Quien tiene la oportunidad de vivir la experiencia de participar de la fiesta grande de Sevilla puede comprobar cómo se articula la «carrera oficial» de dicha Semana Santa con el resto de procesos en que los sujetos intervienen dentro de su contexto cultural específico, en el que unos disfrutan de una sugestiva vivencia, tan grata como fragante, mientras que otros aprovechan para poner «pies en polvorosa» de la ciudad, huyendo de sensaciones poco atractivas para ellos y de una ocupación de los espacios públicos de la ciudad que merma las posibilidades de desarrollo de sus prácticas cotidianas.

A colación de la manida polémica sobre agresión al patrimonio y privatización de la vía pública que se ha vuelto a generar en nuestra ciudad, en relación a la instalación y desarrollo de la carrera oficial, polémica gestada, aparentemente, más en aras a usar los acontecimientos como armas que como remedio político a un mal inexistente y, dadas las connotaciones particulares de la fiesta y de la ciudad de la Giralda, comparada con la Semana Santa de Córdoba, vemos un evento tan igual como distinto. Pero, es cierto que, tras los cien años que cumple en 2018 este recorrido común de las cofradías sevillanas, ninguna polémica tan manida se alza en candelero ni se pone en los labios de Sevilla.

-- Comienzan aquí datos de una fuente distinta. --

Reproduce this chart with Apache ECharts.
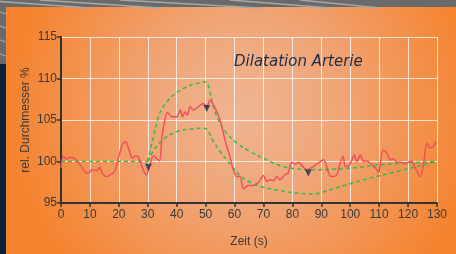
<!DOCTYPE html>
<html lang="de">
<head>
    <meta charset="UTF-8">
    <title>Dilatation Arterie</title>
    <script src="https://cdn.jsdelivr.net/npm/echarts@6/dist/echarts.min.js"></script>
    <style>
        html, body { margin: 0; padding: 0; }
        #main { width: 456px; height: 254px; }
    </style>
</head>
<body>
<div id="main"></div>
<script>
    // Messkurve: [Zeit (s), rel. Durchmesser %]
    var measured = [
        [0, 99.2], [0.8, 100.6], [2, 100.3], [3.1, 100.5], [4.9, 100.3], [6.6, 99.6], [8.4, 98.7], [9.5, 98.6],
        [10.7, 99.0], [12.4, 98.9], [13.4, 99.3], [14.2, 98.6], [15.7, 98.2], [17.1, 98.4], [18.5, 98.8],
        [20, 100.6], [21.2, 102.0], [22.3, 102.4], [23.5, 101.4], [24.7, 100.4], [25.8, 100.7], [26.6, 100.6],
        [27.6, 99.8], [28.7, 98.8], [29.5, 98.4], [30.6, 99.4], [32, 100.7], [33.2, 100.3], [34.1, 100.1],
        [34.9, 103.0], [35.7, 104.6], [36.8, 105.9], [38.4, 105.4], [40, 105.4], [41.3, 106.2], [42, 105.4],
        [42.9, 106.0], [43.7, 105.6], [44.6, 106.6], [45.8, 106.2], [47.5, 106.6], [49.2, 107.0], [50.4, 106.6],
        [51.5, 107.4], [53.3, 106.4], [55, 105.0], [56.7, 102.6], [58.4, 100.6], [59.6, 99.0], [60.8, 98.2],
        [61.9, 98.2], [63.1, 96.7], [64.8, 97.1], [66.5, 97.1], [68.3, 97.5], [70, 98.3], [71.2, 97.6],
        [72.3, 97.8], [73.5, 97.7], [74.6, 98.2], [75.7, 97.8], [77.4, 98.4], [78.5, 98.6], [79.8, 99.9],
        [81, 99.7], [82.2, 99.9], [83.3, 99.5], [85, 99.0], [86.8, 99.3], [88.5, 99.7], [90.8, 100.2],
        [92, 99.2], [93.2, 98.2], [94.2, 98.2], [95.4, 98.4], [96.5, 99.8], [97.5, 100.6], [98.3, 99.4],
        [99.5, 99.5], [100.6, 100.2], [101.4, 100.8], [102.3, 100.0], [103.5, 100.8], [104.6, 100.0],
        [105.7, 100.1], [106.9, 99.8], [108.1, 99.4], [109.2, 99.0], [109.8, 98.6], [110.4, 99.8],
        [111.4, 101.4], [112.7, 101.0], [113.9, 100.2], [115, 100.3], [116.2, 99.9], [117.3, 99.9],
        [118.5, 99.8], [119.6, 99.8], [120.5, 100.0], [121.4, 100.0], [122.5, 99.2], [123.7, 98.4],
        [124.3, 98.2], [125.4, 99.8], [126.5, 102.2], [127.6, 101.6], [128.6, 101.8], [129.7, 102.4]
    ];
    // Modellkurven (gestrichelt)
    var baseline = [[0, 100], [30, 100]];
    var upperFit = [
        [30, 100], [31, 101.6], [32, 103.0], [33.7, 105.4], [35, 106.4], [36.6, 107.2], [40, 108.3],
        [43.4, 109.0], [46.9, 109.4], [50, 109.6], [51.5, 108.3], [52.7, 106.6], [55, 104.6], [57.3, 103.4],
        [60.8, 102.2], [65.4, 101.2], [70, 100.4], [75.8, 99.5], [81.5, 99.1], [86, 99.0], [100, 99.2],
        [110.4, 99.6], [130, 100.0]
    ];
    var lowerFit = [
        [30, 100], [32, 101.3], [35.5, 102.7], [40, 103.6], [44.6, 103.9], [49.2, 104.0], [50.4, 103.9],
        [52.7, 102.4], [55, 101.2], [57.3, 100.2], [59.6, 99.2], [61.9, 98.3], [65.4, 97.5], [70, 96.9],
        [75.7, 96.5], [81.4, 96.2], [87.2, 96.1], [93, 96.6], [98.8, 97.2], [104.6, 97.8], [110.4, 98.3],
        [116.2, 98.8], [121.9, 99.3], [130, 100.0]
    ];
    // Markierungen (Dreiecke)
    var markers = [[30.2, 99.3], [50.4, 106.4], [85.5, 98.6]];
    var xTicks = [0, 10, 20, 30, 40, 50, 60, 70, 80, 90, 100, 110, 120, 130];
    var yTicks = [95, 100, 105, 110, 115];

    var font = '"Liberation Sans", Arial, sans-serif';
    var myChart = echarts.init(document.getElementById('main'));

    // Rahmen: grauer Streifen oben, dunkelblauer links
    var stripes = [];
    [[-20, 0, 90, 8], [40, 0, 160, 8], [120, 0, 260, 8], [230, 0, 330, 8], [300, 0, 380, 8]].forEach(function (s) {
        stripes.push({
            type: 'line', z: -8, silent: true,
            shape: {x1: s[0], y1: s[1], x2: s[2], y2: s[3]},
            style: {stroke: '#a8a8a8', lineWidth: 1.5}
        });
    });
    [[0, 12, 6, 14], [0, 26, 6, 28], [0, 40, 6, 42], [0, 54, 6, 56]].forEach(function (s) {
        stripes.push({
            type: 'line', z: -8, silent: true,
            shape: {x1: s[0], y1: s[1], x2: s[2], y2: s[3]},
            style: {stroke: '#9a9a9a', lineWidth: 1.5}
        });
    });

    var option = {
        animation: false,
        backgroundColor: '#0e2237',
        graphic: [
            {type: 'rect', z: -10, silent: true, shape: {x: 0, y: 0, width: 456, height: 64}, style: {fill: '#6a6a6a'}},
            {
                type: 'rect', z: -9, silent: true,
                shape: {x: 6, y: 7, width: 450, height: 247},
                style: {
                    fill: new echarts.graphic.RadialGradient(0.53, 0.42, 0.95, [
                        {offset: 0, color: '#efb592'},
                        {offset: 0.4, color: '#f0a577'},
                        {offset: 1, color: '#f5832e'}
                    ])
                }
            }
        ].concat(stripes),
        title: {
            text: 'Dilatation Arterie',
            left: 229,
            top: 50,
            textStyle: {fontFamily: '"DejaVu Sans", Verdana, sans-serif', fontStyle: 'italic', fontWeight: 'normal', fontSize: 15, color: '#1c2c48'}
        },
        grid: {left: 61, right: 19, top: 37, bottom: 51},
        xAxis: {
            type: 'value',
            min: 0,
            max: 130,
            interval: 10,
            name: 'Zeit (s)',
            nameLocation: 'middle',
            nameGap: 33,
            nameMoveOverlap: false,
            nameTextStyle: {fontFamily: font, fontSize: 12, color: '#3a3a3a'},
            axisLine: {show: true, lineStyle: {color: '#333', width: 2}},
            axisTick: {show: true, length: 4, lineStyle: {color: '#333', width: 1.5}},
            axisLabel: {fontFamily: font, fontSize: 12, color: '#3a3a3a', margin: 6,
                formatter: function (v) { return xTicks.indexOf(v) >= 0 ? v : ''; }},
            splitLine: {show: true, lineStyle: {color: 'rgba(255,255,255,0.75)', width: 1}}
        },
        yAxis: {
            type: 'value',
            min: 95,
            max: 115,
            interval: 5,
            name: 'rel. Durchmesser %',
            nameLocation: 'middle',
            nameGap: 29,
            nameMoveOverlap: false,
            nameTextStyle: {fontFamily: font, fontSize: 12, color: '#3a3a3a'},
            axisLine: {show: true, lineStyle: {color: '#333', width: 2}},
            axisTick: {show: true, length: 4, lineStyle: {color: '#333', width: 1.5}},
            axisLabel: {fontFamily: font, fontSize: 12, color: '#3a3a3a', margin: 4,
                formatter: function (v) { return yTicks.indexOf(v) >= 0 ? v : ''; }},
            splitLine: {show: true, lineStyle: {color: 'rgba(255,255,255,0.75)', width: 1}}
        },
        series: [
            {
                name: 'Basis', type: 'line', data: baseline, symbol: 'none',
                lineStyle: {color: '#3fb84c', width: 1.6, type: [4, 3]}
            },
            {
                name: 'Oben', type: 'line', data: upperFit, symbol: 'none', smooth: 0.4,
                lineStyle: {color: '#3fb84c', width: 1.6, type: [4, 3]}
            },
            {
                name: 'Unten', type: 'line', data: lowerFit, symbol: 'none', smooth: 0.4,
                lineStyle: {color: '#3fb84c', width: 1.6, type: [4, 3]}
            },
            {
                name: 'Messung', type: 'line', data: measured, symbol: 'none', smooth: 0.3, z: 3,
                lineStyle: {color: '#f0505a', width: 1.5}
            },
            {
                name: 'Marker', type: 'scatter', data: markers, symbol: 'triangle', symbolRotate: 180,
                symbolSize: [7, 7], z: 4,
                itemStyle: {color: '#1a2f4f'}
            }
        ]
    };

    myChart.setOption(option);
</script>
</body>
</html>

Las cofradías se muestran al pueblo por doquier y solicitan una colaboración para subsistir a cambio de mostrarse en un recorrido común ante el ciudadano que coopere económicamente en la parte esencial de la fiesta, en la vida de la cofradía. Calles con miles de sillas de pago, con palcos, andenes de la catedral privatizados y ocupados por sillas y cofrades, calle Sierpes cortada al libre acceso y sillas soldadas a los escaparates de los comercios, son el escenario donde se desarrolla la fiesta. Sevilla abriga a sus ciudadanos sobre las gradas de su catedral, un templo con una antigüedad constructiva que emana del siglo XII (Giralda) y que fue declarado Patrimonio Cultural de la Humanidad en 1987. Sevilla desmonta las catenarias de su tranvía para acoger en calles y plazas el pulso de su fiesta que son sus gentes: las calles dejan de ser carreteras y pasan a ser espacios sentidos y vividos, no sólo por el mercado, tranvía y vehículos, sino por la fiesta y el pueblo, por las tradiciones y sus gentes. Los mármoles del suelo de la catedral más grande del mundo se presentan llenos de cera derramada, no sucios ni agredidos, sino partícipes de la tradición, abrazando las lágrimas solidificadas del simbolismo de la luz penitencial. Las gradas de la catedral de Sevilla soportan el piso de cientos de sillas sobre su pavimento y el roce incondicional de la fiesta sobre sus muros. La catedral de Sevilla, lejos de ser agredida y morir poco a poco, la mantienen viva las cofradías de Sevilla: nadie teme, Sevilla gana, la ciudad se abre.

La Semana Santa nuestra, entra en trance ante la voz de las instituciones. La Mezquita-Catedral rompe su función religiosa, para la que se concibió desde lo más profundo de los tiempos, y sirve de arma arrojadiza para políticos cantamañanas y clero. Los muros, ejecutados para contener el servicio de las experiencias religiosas y no para su exposición museística, parecen volverse de cristal y sus pétreos sillares parecen derretirse con el calor de sus gentes perpetuando sus usos y costumbres, protagonizando el relato de la carrera oficial, el relato de la ciudad parada, sin proyectos, el de la Córdoba cateta, un relato escrito por sus inoperantes instituciones, por sus infecundos gobernantes.